**Set problem:** Extract all lines that hold "this" from the records below.

------------------------

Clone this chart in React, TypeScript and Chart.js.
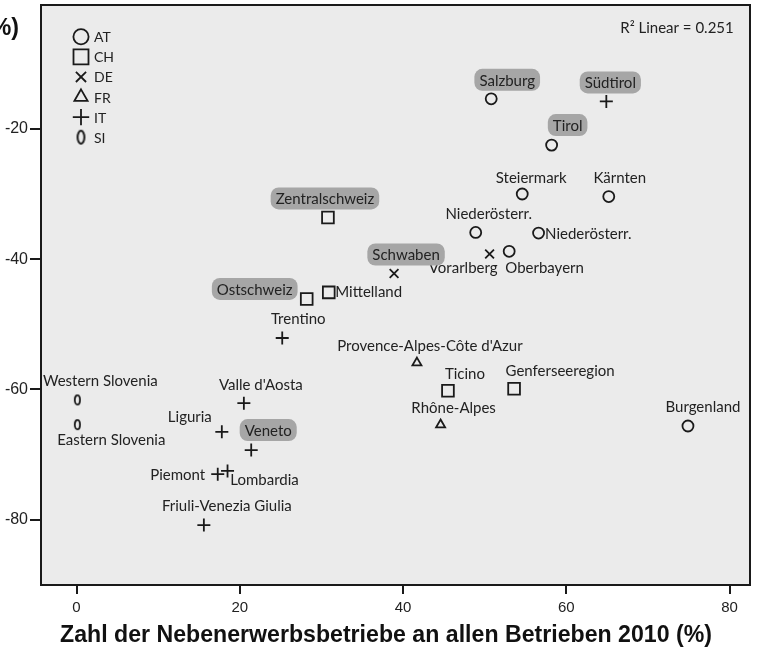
import React, { useEffect, useRef } from 'react';
import { Chart, registerables } from 'chart.js';
import { drawPoint } from 'chart.js/helpers';

Chart.register(...registerables);

// ---- axis ticks ----
const X_TICKS = [0, 20, 40, 60, 80];
const Y_TICKS = [-80, -60, -40, -20];

// ---- series (country groups) ----
const GROUPS = ['AT', 'CH', 'DE', 'FR', 'IT', 'SI'];

const AT_NAMES = ['Salzburg', 'Tirol', 'Steiermark', 'Kärnten', 'Niederösterr.', 'Niederösterr.', 'Vorarlberg', 'Burgenland'];
const AT_X = [50.8, 58.2, 54.6, 65.2, 48.9, 56.6, 53.0, 74.9];
const AT_Y = [-15.4, -22.5, -30.0, -30.4, -35.9, -36.0, -38.8, -65.6];

const CH_NAMES = ['Zentralschweiz', 'Ostschweiz', 'Mittelland', 'Ticino', 'Genferseeregion'];
const CH_X = [30.8, 28.2, 30.9, 45.5, 53.6];
const CH_Y = [-33.6, -46.1, -45.1, -60.2, -59.9];

const DE_NAMES = ['Schwaben', 'Oberbayern'];
const DE_X = [38.9, 50.6];
const DE_Y = [-42.2, -39.2];

const FR_NAMES = ["Provence-Alpes-Côte d'Azur", 'Rhône-Alpes'];
const FR_X = [41.7, 44.6];
const FR_Y = [-55.9, -65.4];

const IT_NAMES = ['Südtirol', 'Trentino', "Valle d'Aosta", 'Liguria', 'Veneto', 'Piemont', 'Lombardia', 'Friuli-Venezia Giulia'];
const IT_X = [64.9, 25.2, 20.5, 17.8, 21.4, 17.3, 18.5, 15.6];
const IT_Y = [-15.8, -52.1, -62.1, -66.5, -69.3, -73.0, -72.5, -80.8];

const SI_NAMES = ['Western Slovenia', 'Eastern Slovenia'];
const SI_X = [0.1, 0.1];
const SI_Y = [-61.6, -65.4];

const HIGHLIGHTED = ['Salzburg', 'Südtirol', 'Tirol', 'Zentralschweiz', 'Schwaben', 'Ostschweiz', 'Veneto'];

const R2_TEXT = 'R² Linear = 0.251';
const X_TITLE = 'Zahl der Nebenerwerbsbetriebe an allen Betrieben 2010 (%)';
const Y_TITLE_TAIL = '(%)';

// ---- label placement (pixel offsets from marker; layout only) ----
type LP = [number, number, CanvasTextAlign];
const AT_LABEL_POS: LP[] = [[16, -19, 'center'], [16, -20, 'center'], [9, -17, 'center'], [11, -19, 'center'], [13, -19, 'center'], [6.5, 0, 'left'], [-46, 16, 'center'], [15, -20, 'center']];
const CH_LABEL_POS: LP[] = [[-3, -19, 'center'], [-52, -10, 'center'], [6.5, -1, 'left'], [17, -18, 'center'], [46, -19, 'center']];
const DE_LABEL_POS: LP[] = [[12, -19, 'center'], [55, 13, 'center']];
const FR_LABEL_POS: LP[] = [[13, -18, 'center'], [13, -18, 'center']];
const IT_LABEL_POS: LP[] = [[4, -19, 'center'], [16, -20, 'center'], [17, -19, 'center'], [-32, -16, 'center'], [17, -20, 'center'], [-40, 0, 'center'], [37, 8, 'center'], [23, -20, 'center']];
const SI_LABEL_POS: LP[] = [[23, -20, 'center'], [34, 14, 'center']];

const INK = '#1a1a1a';
const LABEL_FONT = '15px Lato, "Open Sans", sans-serif';

function ellipseImage(rx: number, ry: number, lw: number): HTMLCanvasElement {
  const c = document.createElement('canvas');
  c.width = Math.ceil(rx * 2 + lw * 2 + 2);
  c.height = Math.ceil(ry * 2 + lw * 2 + 2);
  const g = c.getContext('2d')!;
  g.strokeStyle = INK;
  g.lineWidth = lw;
  g.beginPath();
  g.ellipse(c.width / 2, c.height / 2, rx, ry, 0, 0, Math.PI * 2);
  g.stroke();
  return c;
}

function mk(xs: number[], ys: number[], names: string[]) {
  return xs.map((x, i) => ({ x, y: ys[i], name: names[i] }));
}

export default function App() {
  const ref = useRef<HTMLCanvasElement | null>(null);

  useEffect(() => {
    document.body.style.margin = '0';
    const canvas = ref.current;
    if (!canvas) return;

    const siSmall = ellipseImage(2.6, 4.6, 1.8);
    const siBig = ellipseImage(3.4, 6.4, 2);

    const styles: any[] = ['circle', 'rect', 'crossRot', 'triangle', 'cross', siSmall];
    const radii = [5.5, 8.3, 6.2, 5.2, 6.5, 5];
    const legendStyles: any[] = ['circle', 'rect', 'crossRot', 'triangle', 'cross', siBig];
    const legendRadii = [7.6, 10.6, 7.2, 7.6, 8.2, 7];

    const groupData = [
      mk(AT_X, AT_Y, AT_NAMES),
      mk(CH_X, CH_Y, CH_NAMES),
      mk(DE_X, DE_Y, DE_NAMES),
      mk(FR_X, FR_Y, FR_NAMES),
      mk(IT_X, IT_Y, IT_NAMES),
      mk(SI_X, SI_Y, SI_NAMES),
    ];
    const labelPos = [AT_LABEL_POS, CH_LABEL_POS, DE_LABEL_POS, FR_LABEL_POS, IT_LABEL_POS, SI_LABEL_POS];

    const bgPlugin = {
      id: 'plotBg',
      beforeDraw(chart: any) {
        const { ctx, chartArea: a } = chart;
        ctx.save();
        ctx.fillStyle = '#ffffff';
        ctx.fillRect(0, 0, chart.width, chart.height);
        ctx.fillStyle = '#ebebeb';
        ctx.fillRect(a.left, a.top, a.right - a.left, a.bottom - a.top);
        ctx.restore();
      },
      afterDraw(chart: any) {
        const { ctx, chartArea: a } = chart;
        ctx.save();
        ctx.strokeStyle = INK;
        ctx.lineWidth = 2;
        ctx.strokeRect(a.left, a.top, a.right - a.left, a.bottom - a.top);
        ctx.restore();
      },
    };

    const labelPlugin = {
      id: 'pointLabels',
      afterDatasetsDraw(chart: any) {
        const { ctx } = chart;
        ctx.save();
        ctx.font = LABEL_FONT;
        ctx.textBaseline = 'middle';
        chart.data.datasets.forEach((ds: any, di: number) => {
          const meta = chart.getDatasetMeta(di);
          ds.data.forEach((p: any, pi: number) => {
            const el = meta.data[pi];
            const [dx, dy, align] = labelPos[di][pi];
            const tx = el.x + dx;
            const ty = el.y + dy;
            const w = ctx.measureText(p.name).width;
            if (HIGHLIGHTED.includes(p.name)) {
              let left = tx - w / 2;
              if (align === 'left') left = tx;
              if (align === 'right') left = tx - w;
              const bx = left - 5, by = ty - 11, bw = w + 10, bh = 22;
              ctx.fillStyle = '#a6a6a6';
              ctx.beginPath();
              (ctx as any).roundRect(bx, by, bw, bh, 8);
              ctx.fill();
            }
            ctx.fillStyle = '#222222';
            ctx.textAlign = align;
            ctx.fillText(p.name, tx, ty + 1);
          });
        });
        ctx.restore();
      },
    };

    const decoPlugin = {
      id: 'deco',
      afterDraw(chart: any) {
        const { ctx } = chart;
        ctx.save();
        // legend
        ctx.font = '14px Lato, "Open Sans", sans-serif';
        ctx.textBaseline = 'middle';
        ctx.textAlign = 'left';
        GROUPS.forEach((g, i) => {
          const y = 36.7 + i * 20.1;
          ctx.strokeStyle = INK;
          ctx.fillStyle = 'rgba(0,0,0,0)';
          ctx.lineWidth = 1.8;
          drawPoint(ctx, { pointStyle: legendStyles[i], radius: legendRadii[i], rotation: 0, borderWidth: 1.8 } as any, 81, y);
          ctx.fillStyle = '#222222';
          ctx.fillText(g, 94, y + 1);
        });
        // R² annotation
        ctx.font = LABEL_FONT;
        ctx.textAlign = 'center';
        ctx.fillStyle = '#222222';
        ctx.fillText(R2_TEXT, 677, 28);
        // axis titles (condensed bold)
        ctx.font = 'bold 24px "Liberation Sans", Arial, sans-serif';
        ctx.fillStyle = '#111111';
        const tw = ctx.measureText(X_TITLE).width;
        const sx = 652 / tw;
        ctx.save();
        ctx.translate(386, 635);
        ctx.scale(sx, 1);
        ctx.textAlign = 'center';
        ctx.fillText(X_TITLE, 0, 0);
        ctx.restore();
        ctx.save();
        ctx.translate(19, 28);
        ctx.scale(sx, 1);
        ctx.textAlign = 'right';
        ctx.fillText(Y_TITLE_TAIL, 0, 0);
        ctx.restore();
        ctx.restore();
      },
    };

    const chart = new Chart(canvas, {
      type: 'scatter',
      data: {
        datasets: GROUPS.map((g, i) => ({
          label: g,
          data: groupData[i] as any,
          pointStyle: styles[i],
          pointRadius: radii[i],
          pointHoverRadius: radii[i],
          pointBorderWidth: 1.8,
          borderColor: INK,
          backgroundColor: 'rgba(0,0,0,0)',
          showLine: false,
        })),
      },
      options: {
        animation: false,
        responsive: false,
        devicePixelRatio: 1,
        layout: { autoPadding: false, padding: { left: 0, top: 5, right: 7, bottom: 0 } },
        plugins: { legend: { display: false }, tooltip: { enabled: false } },
        scales: {
          x: {
            type: 'linear',
            min: -4.35,
            max: 82.5,
            afterBuildTicks: (s: any) => { s.ticks = X_TICKS.map((v) => ({ value: v })); },
            afterFit: (s: any) => { s.height = 71; s.paddingLeft = 0; s.paddingRight = 0; s.paddingTop = 0; s.paddingBottom = 0; },
            border: { display: false },
            grid: { drawOnChartArea: false, drawTicks: true, tickLength: 9, color: INK, lineWidth: 2 },
            ticks: {
              color: '#222222',
              padding: 5,
              maxRotation: 0,
              font: { family: '"Liberation Sans", Arial, sans-serif', size: 15 },
            },
          },
          y: {
            type: 'linear',
            min: -90,
            max: -1,
            afterBuildTicks: (s: any) => { s.ticks = Y_TICKS.map((v) => ({ value: v })); },
            afterFit: (s: any) => { s.width = 41; s.paddingLeft = 0; s.paddingRight = 0; s.paddingTop = 0; s.paddingBottom = 0; },
            border: { display: false },
            grid: { drawOnChartArea: false, drawTicks: true, tickLength: 11, color: INK, lineWidth: 2 },
            ticks: {
              color: '#222222',
              padding: 2,
              font: { family: '"Liberation Sans", Arial, sans-serif', size: 16 },
            },
          },
        },
      },
      plugins: [bgPlugin, labelPlugin, decoPlugin],
    });

    return () => chart.destroy();
  }, []);

  return (
    <div style={{ width: 757, height: 656 }}>
      <canvas ref={ref} width={757} height={656} style={{ display: 'block', width: 757, height: 656 }} />
    </div>
  );
}
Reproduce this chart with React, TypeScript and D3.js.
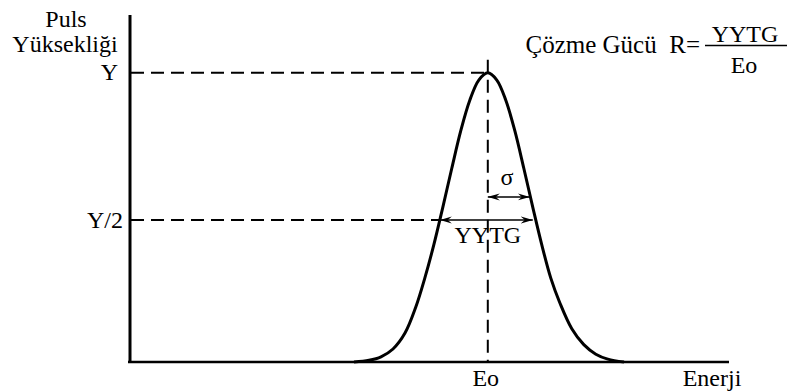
import React from "react";
import * as d3 from "d3";

const energy = [37.5, 40, 42, 44, 46, 47.8, 49.3, 50.8, 52.3, 53.8, 55.3, 56.8, 58.3, 59.8, 61.3, 62.8, 64.3, 65.8, 67.3, 68.8, 70.3, 71.8, 73.8, 75.8, 77.8, 79.8, 82.5];
const height = [0, 0.006, 0.018, 0.045, 0.1, 0.19, 0.29, 0.405, 0.535, 0.67, 0.8, 0.905, 0.975, 1.0, 0.975, 0.905, 0.8, 0.67, 0.535, 0.405, 0.29, 0.205, 0.115, 0.06, 0.027, 0.01, 0];

const peakE = 59.8;       // Eo
const halfLevel = 0.491;  // Y/2 line
const halfLeft = 51.8;    // FWHM left crossing
const halfRight = 67.3;   // FWHM right crossing
const sigmaEnd = 66.8;    // sigma arrow end
const sigmaLevel = 0.571; // height of sigma arrow
const yTickLabels = ["Y", "Y/2"];
const yTickValues = [1, halfLevel];

const W = 790, H = 392;
const FONT = "Liberation Serif";

export default function App() {
  const x = d3.scaleLinear().domain([0, 100]).range([129, 729]);
  const y = d3.scaleLinear().domain([0, 1.2]).range([362, 15]);
  const pts: [number, number][] = energy.map((e, i) => [e, height[i]]);
  const line = d3.line<[number, number]>().x(d => x(d[0])).y(d => y(d[1])).curve(d3.curveCatmullRom.alpha(0.5));
  const dash = "13 7";
  const ts: React.CSSProperties = { fontFamily: FONT, fontSize: 24, whiteSpace: "pre" };
  return (
    <svg width={W} height={H} style={{ position: "absolute", left: 0, top: 0, background: "#fff" }}>
      <defs>
        <marker id="ah" viewBox="0 -4 12 8" refX="12" refY="0" markerWidth="12" markerHeight="8" markerUnits="userSpaceOnUse" orient="auto-start-reverse">
          <path d="M0,-3.5L12,0L0,3.5L4,0Z" fill="#000" />
        </marker>
      </defs>
      {/* axes */}
      <line x1={x(0) + 1} x2={x(0) + 1} y1={y(1.2)} y2={y(0) + 1} stroke="#000" strokeWidth={3} />
      <line x1={x(0) - 1} x2={x(100)} y1={y(0)} y2={y(0)} stroke="#000" strokeWidth={2.5} />
      {/* dashed guides */}
      <line x1={x(0) + 2} x2={x(peakE)} y1={y(1)} y2={y(1)} stroke="#000" strokeWidth={2} strokeDasharray={dash} />
      <line x1={x(0) + 2} x2={x(halfLeft)} y1={y(halfLevel)} y2={y(halfLevel)} stroke="#000" strokeWidth={2} strokeDasharray={dash} />
      <line x1={x(peakE)} x2={x(peakE)} y1={y(1.045)} y2={y(0)} stroke="#000" strokeWidth={2} strokeDasharray={dash} />
      {/* curve */}
      <path d={line(pts) || ""} fill="none" stroke="#000" strokeWidth={3} />
      {/* arrows */}
      <line x1={x(halfLeft)} x2={x(halfRight)} y1={y(halfLevel)} y2={y(halfLevel)} stroke="#000" strokeWidth={1.5} markerStart="url(#ah)" markerEnd="url(#ah)" />
      <line x1={x(peakE)} x2={x(sigmaEnd)} y1={y(sigmaLevel)} y2={y(sigmaLevel)} stroke="#000" strokeWidth={1.5} markerStart="url(#ah)" markerEnd="url(#ah)" />
      {/* labels */}
      <text x={118} y={80} textAnchor="end" style={ts}>{yTickLabels[0]}</text>
      <text x={123} y={y(yTickValues[1]) + 8} textAnchor="end" style={ts}>{yTickLabels[1]}</text>
      <text x={66} y={27} textAnchor="middle" style={ts}>Puls</text>
      <text x={65} y={52} textAnchor="middle" style={ts}>Yüksekliği</text>
      <text x={507} y={185} textAnchor="middle" style={ts}>σ</text>
      <text x={x(peakE)} y={243} textAnchor="middle" style={ts}>YYTG</text>
      <text x={x(peakE) - 2} y={386} textAnchor="middle" style={ts}>Eo</text>
      <text x={712} y={386} textAnchor="middle" style={ts}>Enerji</text>
      <text x={700} y={53} textAnchor="end" style={{ ...ts, fontSize: 25 }}>Çözme Gücü  R=</text>
      <text x={745} y={42} textAnchor="middle" style={ts}>YYTG</text>
      <line x1={705} x2={787} y1={45.5} y2={45.5} stroke="#000" strokeWidth={1.5} />
      <text x={744} y={73} textAnchor="middle" style={ts}>Eo</text>
    </svg>
  );
}
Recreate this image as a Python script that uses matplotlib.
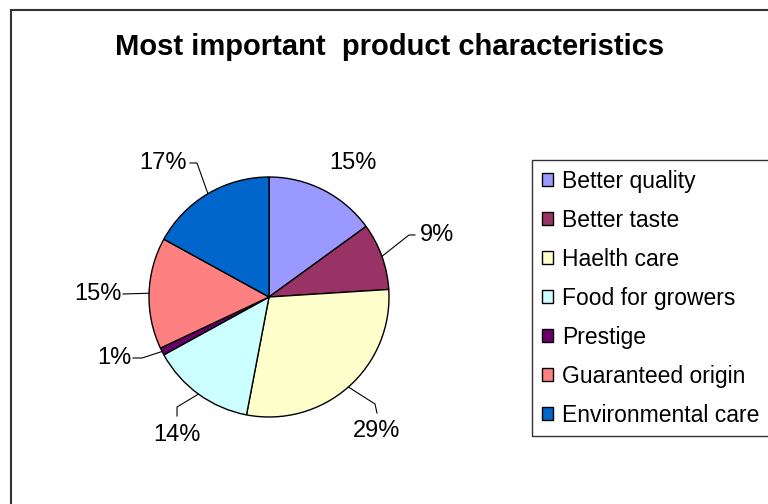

------------------------

**Answer:**
Clone this chart in React, TypeScript and Chart.js.
Reproduce this chart with React, TypeScript and D3.js.
Recreate this image as a Python script that uses matplotlib.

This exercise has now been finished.